↓↓↓

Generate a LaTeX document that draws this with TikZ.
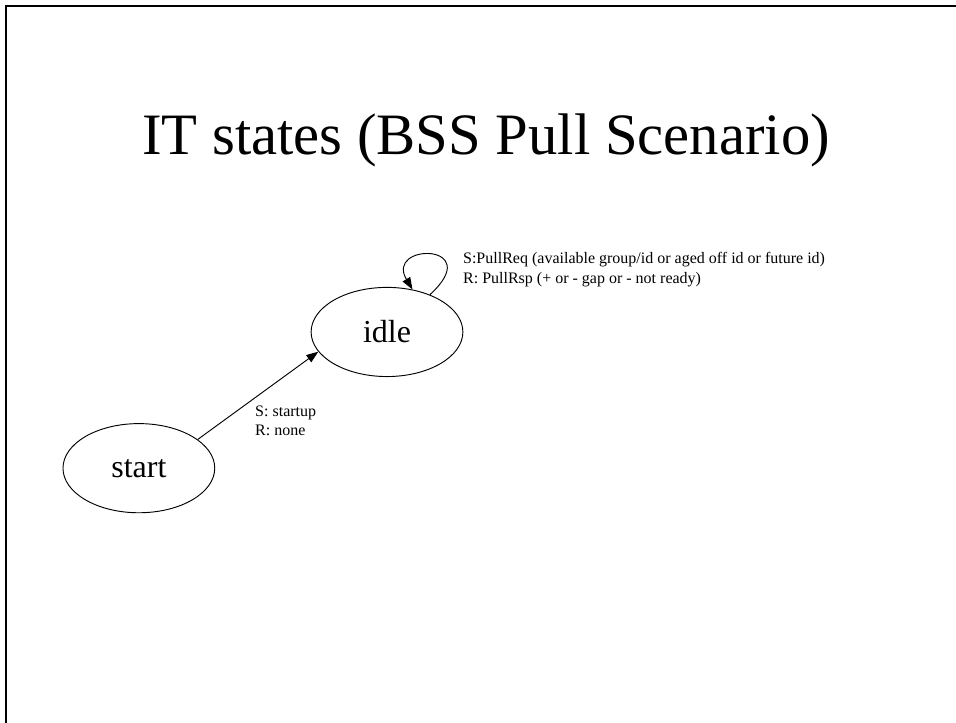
\documentclass[tikz,border=0pt]{standalone}
\usepackage{fontspec}
\setmainfont{Liberation Serif}
\usepackage{tikz}
\usetikzlibrary{arrows.meta, shapes.geometric}
\tikzset{
  statenode/.style={ellipse, draw, line width=0.7pt, inner sep=0pt, minimum width=4cm, minimum height=2.35cm, font=\fontsize{24}{28}\selectfont},
  edgelabel/.style={anchor=base west, align=left, inner sep=0pt, font=\fontsize{12}{14.4}\selectfont},
  trans/.style={line width=0.7pt, -{Triangle[length=9pt, width=6.5pt]}}
}

\begin{document}
\begin{tikzpicture}
\useasboundingbox (0,0) rectangle (25.197,19.03);
\draw[line width=1.5pt] (0.171,-0.5) -- (0.171,18.86) -- (25.7,18.86);
\node[anchor=base, font=\fontsize{44}{52}\selectfont] (title) at (12.81,14.97) {IT states (BSS Pull Scenario)};
\node[statenode] (start) at (3.66,6.69) {start};
\node[statenode] (idle) at (10.20,10.28) {idle};
\draw[trans] (start.26) -- (idle.196);
\node[edgelabel] (startlbl) at (6.72,7.55) {S: startup\\R: none};
\draw[trans] (idle.41) .. controls +(1.50,1.37) and +(-0.74,1.24) .. (idle.59);
\node[edgelabel] (looplbl) at (12.20,11.57) {S:PullReq (available group/id or aged off id or future id)\\R: PullRsp (+ or - gap or - not ready)};
\end{tikzpicture}
\end{document}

↑↑↑

§ Direction
Quote the full listing above word for word; exclude every picture from the copy.

§ Result of this task
Generate a LaTeX document that draws this with TikZ.
\documentclass[tikz,border=0pt]{standalone}
\usepackage{fontspec}
\setmainfont{Liberation Serif}
\usepackage{tikz}
\usetikzlibrary{arrows.meta, shapes.geometric}
\tikzset{
  statenode/.style={ellipse, draw, line width=0.7pt, inner sep=0pt, minimum width=4cm, minimum height=2.35cm, font=\fontsize{24}{28}\selectfont},
  edgelabel/.style={anchor=base west, align=left, inner sep=0pt, font=\fontsize{12}{14.4}\selectfont},
  trans/.style={line width=0.7pt, -{Triangle[length=9pt, width=6.5pt]}}
}

\begin{document}
\begin{tikzpicture}
\useasboundingbox (0,0) rectangle (25.197,19.03);
\draw[line width=1.5pt] (0.171,-0.5) -- (0.171,18.86) -- (25.7,18.86);
\node[anchor=base, font=\fontsize{44}{52}\selectfont] (title) at (12.81,14.97) {IT states (BSS Pull Scenario)};
\node[statenode] (start) at (3.66,6.69) {start};
\node[statenode] (idle) at (10.20,10.28) {idle};
\draw[trans] (start.26) -- (idle.196);
\node[edgelabel] (startlbl) at (6.72,7.55) {S: startup\\R: none};
\draw[trans] (idle.41) .. controls +(1.50,1.37) and +(-0.74,1.24) .. (idle.59);
\node[edgelabel] (looplbl) at (12.20,11.57) {S:PullReq (available group/id or aged off id or future id)\\R: PullRsp (+ or - gap or - not ready)};
\end{tikzpicture}
\end{document}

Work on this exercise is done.